Start
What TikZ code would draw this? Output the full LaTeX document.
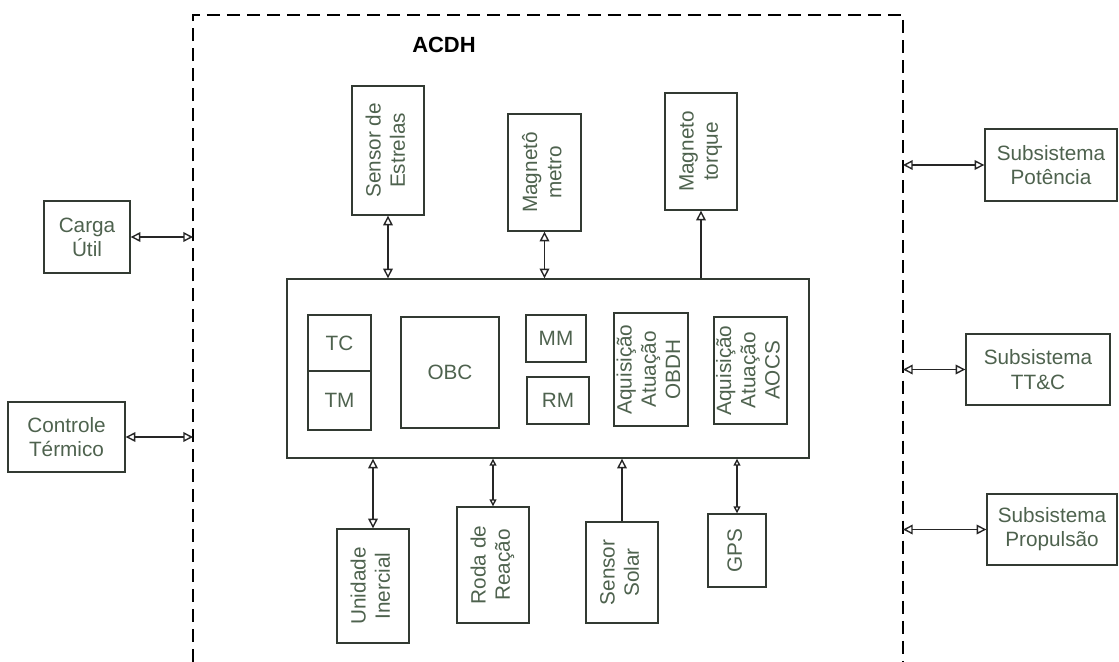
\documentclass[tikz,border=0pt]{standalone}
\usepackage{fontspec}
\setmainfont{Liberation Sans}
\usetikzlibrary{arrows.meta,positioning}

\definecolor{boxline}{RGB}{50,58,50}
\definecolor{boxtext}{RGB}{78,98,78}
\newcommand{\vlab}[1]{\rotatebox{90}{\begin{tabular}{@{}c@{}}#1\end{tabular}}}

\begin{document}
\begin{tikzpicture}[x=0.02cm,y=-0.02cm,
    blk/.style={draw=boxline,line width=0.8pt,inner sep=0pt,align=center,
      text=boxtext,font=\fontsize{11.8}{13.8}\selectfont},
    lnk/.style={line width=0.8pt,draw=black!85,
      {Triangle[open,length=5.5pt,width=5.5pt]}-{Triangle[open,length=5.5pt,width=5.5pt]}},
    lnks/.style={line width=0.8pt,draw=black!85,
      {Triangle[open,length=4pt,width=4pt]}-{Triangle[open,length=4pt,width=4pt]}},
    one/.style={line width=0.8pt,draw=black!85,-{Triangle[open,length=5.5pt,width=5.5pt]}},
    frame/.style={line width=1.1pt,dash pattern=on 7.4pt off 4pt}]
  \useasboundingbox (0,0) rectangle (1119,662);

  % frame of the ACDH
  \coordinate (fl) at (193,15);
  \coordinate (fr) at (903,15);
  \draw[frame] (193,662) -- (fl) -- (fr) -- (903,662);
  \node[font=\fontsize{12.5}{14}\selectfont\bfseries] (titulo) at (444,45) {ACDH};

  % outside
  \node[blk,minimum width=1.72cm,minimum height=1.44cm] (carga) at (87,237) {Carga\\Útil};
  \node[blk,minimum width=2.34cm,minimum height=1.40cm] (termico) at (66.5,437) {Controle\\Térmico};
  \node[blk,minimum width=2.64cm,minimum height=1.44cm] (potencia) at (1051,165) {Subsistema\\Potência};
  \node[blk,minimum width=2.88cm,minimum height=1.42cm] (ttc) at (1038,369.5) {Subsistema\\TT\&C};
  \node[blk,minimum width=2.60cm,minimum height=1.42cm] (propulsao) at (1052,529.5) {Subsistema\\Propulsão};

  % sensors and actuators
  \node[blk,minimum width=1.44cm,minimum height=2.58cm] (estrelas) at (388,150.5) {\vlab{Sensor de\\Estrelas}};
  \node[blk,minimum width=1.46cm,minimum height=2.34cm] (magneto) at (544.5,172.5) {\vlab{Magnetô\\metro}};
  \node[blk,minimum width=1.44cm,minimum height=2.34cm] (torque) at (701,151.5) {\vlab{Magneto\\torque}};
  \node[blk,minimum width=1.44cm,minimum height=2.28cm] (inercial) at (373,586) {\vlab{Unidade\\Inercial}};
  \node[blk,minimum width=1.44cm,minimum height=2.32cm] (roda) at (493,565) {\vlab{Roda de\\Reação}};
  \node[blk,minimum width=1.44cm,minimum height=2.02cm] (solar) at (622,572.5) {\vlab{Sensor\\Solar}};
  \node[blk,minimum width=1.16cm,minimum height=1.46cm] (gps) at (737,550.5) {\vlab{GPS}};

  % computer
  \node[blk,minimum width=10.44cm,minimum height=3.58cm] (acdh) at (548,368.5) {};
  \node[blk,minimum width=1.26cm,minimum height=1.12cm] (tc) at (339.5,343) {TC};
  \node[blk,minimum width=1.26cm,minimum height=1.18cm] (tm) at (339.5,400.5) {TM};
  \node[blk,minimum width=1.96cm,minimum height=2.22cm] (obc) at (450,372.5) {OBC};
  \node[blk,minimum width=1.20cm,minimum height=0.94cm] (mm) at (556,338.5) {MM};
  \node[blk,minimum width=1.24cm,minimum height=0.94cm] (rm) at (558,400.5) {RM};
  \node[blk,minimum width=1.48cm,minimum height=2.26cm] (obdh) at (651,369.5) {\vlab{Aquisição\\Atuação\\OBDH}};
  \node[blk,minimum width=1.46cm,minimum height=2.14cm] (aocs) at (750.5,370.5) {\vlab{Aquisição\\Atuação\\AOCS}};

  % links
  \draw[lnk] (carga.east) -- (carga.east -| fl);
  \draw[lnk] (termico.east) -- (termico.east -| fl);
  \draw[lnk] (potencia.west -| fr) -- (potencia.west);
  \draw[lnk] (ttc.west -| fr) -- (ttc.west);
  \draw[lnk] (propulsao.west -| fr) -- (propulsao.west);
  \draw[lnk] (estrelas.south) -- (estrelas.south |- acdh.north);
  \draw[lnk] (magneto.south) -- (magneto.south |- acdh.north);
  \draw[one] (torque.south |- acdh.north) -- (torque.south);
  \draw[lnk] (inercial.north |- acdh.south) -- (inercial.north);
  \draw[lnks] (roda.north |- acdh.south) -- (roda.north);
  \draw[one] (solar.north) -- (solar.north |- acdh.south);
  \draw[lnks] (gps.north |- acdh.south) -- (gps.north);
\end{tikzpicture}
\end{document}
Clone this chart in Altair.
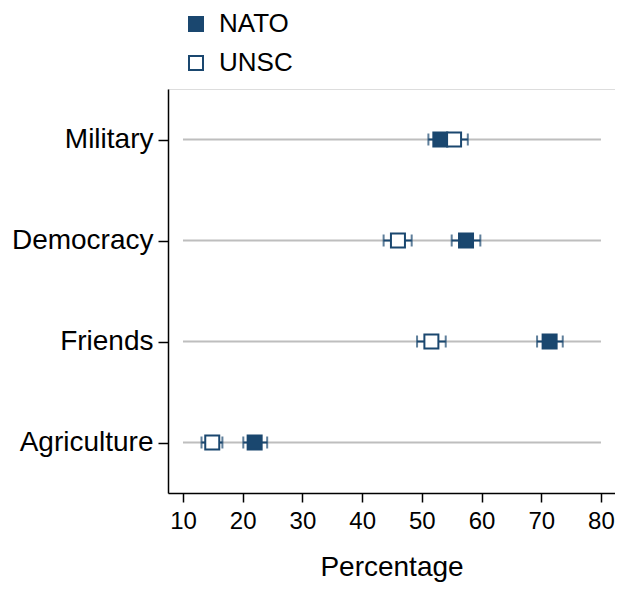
End
PROBLEM: Write out the listing above exactly as it stands, pictures excluded.

COMPLETE ANSWER:
What TikZ code would draw this? Output the full LaTeX document.
\documentclass[tikz,border=0pt]{standalone}
\usepackage{fontspec}
\setmainfont{Liberation Sans}
\usetikzlibrary{arrows.meta,positioning}

\definecolor{boxline}{RGB}{50,58,50}
\definecolor{boxtext}{RGB}{78,98,78}
\newcommand{\vlab}[1]{\rotatebox{90}{\begin{tabular}{@{}c@{}}#1\end{tabular}}}

\begin{document}
\begin{tikzpicture}[x=0.02cm,y=-0.02cm,
    blk/.style={draw=boxline,line width=0.8pt,inner sep=0pt,align=center,
      text=boxtext,font=\fontsize{11.8}{13.8}\selectfont},
    lnk/.style={line width=0.8pt,draw=black!85,
      {Triangle[open,length=5.5pt,width=5.5pt]}-{Triangle[open,length=5.5pt,width=5.5pt]}},
    lnks/.style={line width=0.8pt,draw=black!85,
      {Triangle[open,length=4pt,width=4pt]}-{Triangle[open,length=4pt,width=4pt]}},
    one/.style={line width=0.8pt,draw=black!85,-{Triangle[open,length=5.5pt,width=5.5pt]}},
    frame/.style={line width=1.1pt,dash pattern=on 7.4pt off 4pt}]
  \useasboundingbox (0,0) rectangle (1119,662);

  % frame of the ACDH
  \coordinate (fl) at (193,15);
  \coordinate (fr) at (903,15);
  \draw[frame] (193,662) -- (fl) -- (fr) -- (903,662);
  \node[font=\fontsize{12.5}{14}\selectfont\bfseries] (titulo) at (444,45) {ACDH};

  % outside
  \node[blk,minimum width=1.72cm,minimum height=1.44cm] (carga) at (87,237) {Carga\\Útil};
  \node[blk,minimum width=2.34cm,minimum height=1.40cm] (termico) at (66.5,437) {Controle\\Térmico};
  \node[blk,minimum width=2.64cm,minimum height=1.44cm] (potencia) at (1051,165) {Subsistema\\Potência};
  \node[blk,minimum width=2.88cm,minimum height=1.42cm] (ttc) at (1038,369.5) {Subsistema\\TT\&C};
  \node[blk,minimum width=2.60cm,minimum height=1.42cm] (propulsao) at (1052,529.5) {Subsistema\\Propulsão};

  % sensors and actuators
  \node[blk,minimum width=1.44cm,minimum height=2.58cm] (estrelas) at (388,150.5) {\vlab{Sensor de\\Estrelas}};
  \node[blk,minimum width=1.46cm,minimum height=2.34cm] (magneto) at (544.5,172.5) {\vlab{Magnetô\\metro}};
  \node[blk,minimum width=1.44cm,minimum height=2.34cm] (torque) at (701,151.5) {\vlab{Magneto\\torque}};
  \node[blk,minimum width=1.44cm,minimum height=2.28cm] (inercial) at (373,586) {\vlab{Unidade\\Inercial}};
  \node[blk,minimum width=1.44cm,minimum height=2.32cm] (roda) at (493,565) {\vlab{Roda de\\Reação}};
  \node[blk,minimum width=1.44cm,minimum height=2.02cm] (solar) at (622,572.5) {\vlab{Sensor\\Solar}};
  \node[blk,minimum width=1.16cm,minimum height=1.46cm] (gps) at (737,550.5) {\vlab{GPS}};

  % computer
  \node[blk,minimum width=10.44cm,minimum height=3.58cm] (acdh) at (548,368.5) {};
  \node[blk,minimum width=1.26cm,minimum height=1.12cm] (tc) at (339.5,343) {TC};
  \node[blk,minimum width=1.26cm,minimum height=1.18cm] (tm) at (339.5,400.5) {TM};
  \node[blk,minimum width=1.96cm,minimum height=2.22cm] (obc) at (450,372.5) {OBC};
  \node[blk,minimum width=1.20cm,minimum height=0.94cm] (mm) at (556,338.5) {MM};
  \node[blk,minimum width=1.24cm,minimum height=0.94cm] (rm) at (558,400.5) {RM};
  \node[blk,minimum width=1.48cm,minimum height=2.26cm] (obdh) at (651,369.5) {\vlab{Aquisição\\Atuação\\OBDH}};
  \node[blk,minimum width=1.46cm,minimum height=2.14cm] (aocs) at (750.5,370.5) {\vlab{Aquisição\\Atuação\\AOCS}};

  % links
  \draw[lnk] (carga.east) -- (carga.east -| fl);
  \draw[lnk] (termico.east) -- (termico.east -| fl);
  \draw[lnk] (potencia.west -| fr) -- (potencia.west);
  \draw[lnk] (ttc.west -| fr) -- (ttc.west);
  \draw[lnk] (propulsao.west -| fr) -- (propulsao.west);
  \draw[lnk] (estrelas.south) -- (estrelas.south |- acdh.north);
  \draw[lnk] (magneto.south) -- (magneto.south |- acdh.north);
  \draw[one] (torque.south |- acdh.north) -- (torque.south);
  \draw[lnk] (inercial.north |- acdh.south) -- (inercial.north);
  \draw[lnks] (roda.north |- acdh.south) -- (roda.north);
  \draw[one] (solar.north) -- (solar.north |- acdh.south);
  \draw[lnks] (gps.north |- acdh.south) -- (gps.north);
\end{tikzpicture}
\end{document}
Clone this chart in Altair.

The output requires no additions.